The Logistics & Transportation Titans (firms with more than $3 billion in revenue) indicated higher implementation and usage rates for all of the technologies, most by double digits.

The trend to adopt technologies offering immediate benefits is a prudent approach. However, companies should keep an eye on emerging technologies as they mature and be wary of potential vulnerabilities and risks such as cyber attacks, double-brokering, and load-board scams.

Performance and spending in an evolving environment

Despite operating in a dynamic and volatile environment, logistics and transportation organizations have proven resilient and continued to deliver. Results indicate firm profitability has improved from an average rating of 3.59 in 2021 to 3.71 in 2023, and revenue growth has increased from 3.57 in 2021 to 3.75 in 2023.

Competitive position remained consistent at 3.7 over the last two years while customer satisfaction increased in 2023. Only return on assets saw a slight downward trend from 3.72 in 2021 to 3.6 in 2023. This suggests an overall trend of companies prioritizing customer satisfaction and revenue growth over asset optimization.

Our results also highlighted trends in freight spending. Compared to 2020 (the last time we included this question), there was an overall increase in the percentage of freight dollars spent to move freight via private fleet, truckload (TL), dedicated, and less-than-truckload (LTL). (Figure 10)

Rail, small package, and parcel all saw decreases in the percentage of freight spending. When we narrowed our focus on the Logistics & Transportation Titans (revenue greater than $3 billion), we saw similar trends for a private fleet, TL, and dedicated but more spending on rail and less on LTL.

We also explored how carriers performed across commonly used modes. Specifically, we asked shippers to report carrier performance based on three key metrics—correct invoice, on-time delivery, and damaged shipments.

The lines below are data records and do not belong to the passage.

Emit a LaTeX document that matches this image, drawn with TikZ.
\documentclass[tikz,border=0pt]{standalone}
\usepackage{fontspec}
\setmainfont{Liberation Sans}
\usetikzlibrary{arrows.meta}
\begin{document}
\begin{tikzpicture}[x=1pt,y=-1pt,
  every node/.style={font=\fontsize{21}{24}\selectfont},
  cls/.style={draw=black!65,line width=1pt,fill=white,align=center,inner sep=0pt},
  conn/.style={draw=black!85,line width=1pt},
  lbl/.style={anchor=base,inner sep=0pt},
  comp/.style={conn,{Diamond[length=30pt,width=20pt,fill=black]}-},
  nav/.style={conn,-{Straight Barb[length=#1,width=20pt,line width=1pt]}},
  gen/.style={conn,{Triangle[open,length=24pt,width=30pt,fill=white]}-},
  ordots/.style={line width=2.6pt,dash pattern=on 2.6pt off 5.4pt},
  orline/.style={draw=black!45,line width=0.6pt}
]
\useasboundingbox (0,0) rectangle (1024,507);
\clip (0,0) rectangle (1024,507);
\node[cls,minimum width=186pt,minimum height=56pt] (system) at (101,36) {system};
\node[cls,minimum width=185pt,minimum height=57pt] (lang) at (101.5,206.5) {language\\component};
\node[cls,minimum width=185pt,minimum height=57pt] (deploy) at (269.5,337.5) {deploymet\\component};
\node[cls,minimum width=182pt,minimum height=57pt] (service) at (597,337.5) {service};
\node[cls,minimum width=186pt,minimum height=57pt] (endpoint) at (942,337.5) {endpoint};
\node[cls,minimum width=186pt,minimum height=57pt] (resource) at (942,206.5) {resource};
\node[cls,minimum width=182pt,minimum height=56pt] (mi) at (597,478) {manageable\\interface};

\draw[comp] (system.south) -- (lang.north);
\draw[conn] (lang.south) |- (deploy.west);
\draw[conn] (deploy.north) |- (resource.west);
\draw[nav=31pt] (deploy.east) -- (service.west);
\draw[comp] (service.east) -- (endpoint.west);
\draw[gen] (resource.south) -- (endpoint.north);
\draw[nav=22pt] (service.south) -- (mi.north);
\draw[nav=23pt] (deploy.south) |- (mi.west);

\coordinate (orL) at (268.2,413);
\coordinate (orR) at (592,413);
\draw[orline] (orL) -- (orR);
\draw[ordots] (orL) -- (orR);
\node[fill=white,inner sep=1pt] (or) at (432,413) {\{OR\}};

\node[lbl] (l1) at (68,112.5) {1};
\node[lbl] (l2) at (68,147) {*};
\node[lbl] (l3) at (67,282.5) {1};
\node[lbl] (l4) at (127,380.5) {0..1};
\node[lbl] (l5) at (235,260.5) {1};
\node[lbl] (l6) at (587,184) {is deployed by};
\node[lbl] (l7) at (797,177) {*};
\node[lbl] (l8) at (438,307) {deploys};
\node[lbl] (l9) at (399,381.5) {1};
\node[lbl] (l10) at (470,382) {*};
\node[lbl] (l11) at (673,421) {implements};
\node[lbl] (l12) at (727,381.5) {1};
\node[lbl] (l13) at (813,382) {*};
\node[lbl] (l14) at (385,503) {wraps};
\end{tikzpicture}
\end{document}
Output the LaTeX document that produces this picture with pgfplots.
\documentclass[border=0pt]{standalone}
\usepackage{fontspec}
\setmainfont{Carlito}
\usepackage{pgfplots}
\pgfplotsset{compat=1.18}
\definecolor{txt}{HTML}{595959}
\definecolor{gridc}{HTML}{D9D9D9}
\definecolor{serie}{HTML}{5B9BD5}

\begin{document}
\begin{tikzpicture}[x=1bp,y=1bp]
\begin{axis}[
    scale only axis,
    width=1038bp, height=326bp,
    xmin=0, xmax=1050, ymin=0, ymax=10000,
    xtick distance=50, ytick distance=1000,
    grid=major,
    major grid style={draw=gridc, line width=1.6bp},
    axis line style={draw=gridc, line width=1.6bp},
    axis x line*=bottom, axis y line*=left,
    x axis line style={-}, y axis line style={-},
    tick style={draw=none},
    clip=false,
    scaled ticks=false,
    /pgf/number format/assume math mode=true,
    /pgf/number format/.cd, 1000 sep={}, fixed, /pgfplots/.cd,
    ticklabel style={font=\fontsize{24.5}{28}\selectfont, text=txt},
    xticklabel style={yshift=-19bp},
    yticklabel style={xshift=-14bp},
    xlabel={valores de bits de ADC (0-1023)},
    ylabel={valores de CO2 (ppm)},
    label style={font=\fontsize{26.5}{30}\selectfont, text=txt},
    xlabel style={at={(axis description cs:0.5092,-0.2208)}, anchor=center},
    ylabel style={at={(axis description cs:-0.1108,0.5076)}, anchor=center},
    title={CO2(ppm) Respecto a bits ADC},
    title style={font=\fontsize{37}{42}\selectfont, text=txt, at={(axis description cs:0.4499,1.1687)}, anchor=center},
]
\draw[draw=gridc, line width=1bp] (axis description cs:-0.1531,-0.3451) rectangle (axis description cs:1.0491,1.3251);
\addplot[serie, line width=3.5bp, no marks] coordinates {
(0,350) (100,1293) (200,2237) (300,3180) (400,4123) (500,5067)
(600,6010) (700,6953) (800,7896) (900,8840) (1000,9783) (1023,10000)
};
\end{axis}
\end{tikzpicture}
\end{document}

In 13 of 15 cases, shippers reported a decline in the reported metrics (i.e., decreased performance). Only rail and TL showed improvement in the percentage of correct invoices. Interestingly, the Logistics & Transportation Titans reported that shippers in all modes except LTL improved the percentage of on-time deliveries.

However, similar to the overall trends, the Logistics & Transportation Titans experienced decreased performance across all other modes and performance. It’s difficult to suggest specific reasons for this performance given the three-year gap. However, this is a trend we will monitor more closely.

Key takeaways

Human capital crisis. The logistics and transportation industry is grappling with significant challenges related to talent recruitment and retention. The talent pool is becoming increasingly shallow, making it critical for organizations to be proactive in their talent strategies.

Negative industry perceptions. Addressing the negative perceptions of logistics and transportation careers is vital for the industry’s future.

Strategic shift from price to value. Companies are increasingly emphasizing value and a customer focus over cost leadership.

Technological imperative. Modern technology adoption is now a strategic necessity. Organizations that fail to integrate modern technologies risk losing their competitive edge.

Organizational resilience. Despite the volatile environment, many logistics and transportation organizations have managed to maintain or improve their profitability, by adopting technologies offering immediate returns and emphasizing customer satisfaction and revenue growth.

Conclusion

The logistics and transportation industries are facing both challenges and opportunities. While a human capital crisis poses a risk to performance and growth, technological advancements represent new possibilities for improvement and differentiation.

The future of logistics and transportation will be shaped by those that prioritize people, harness the power of technology, and create value for their customers.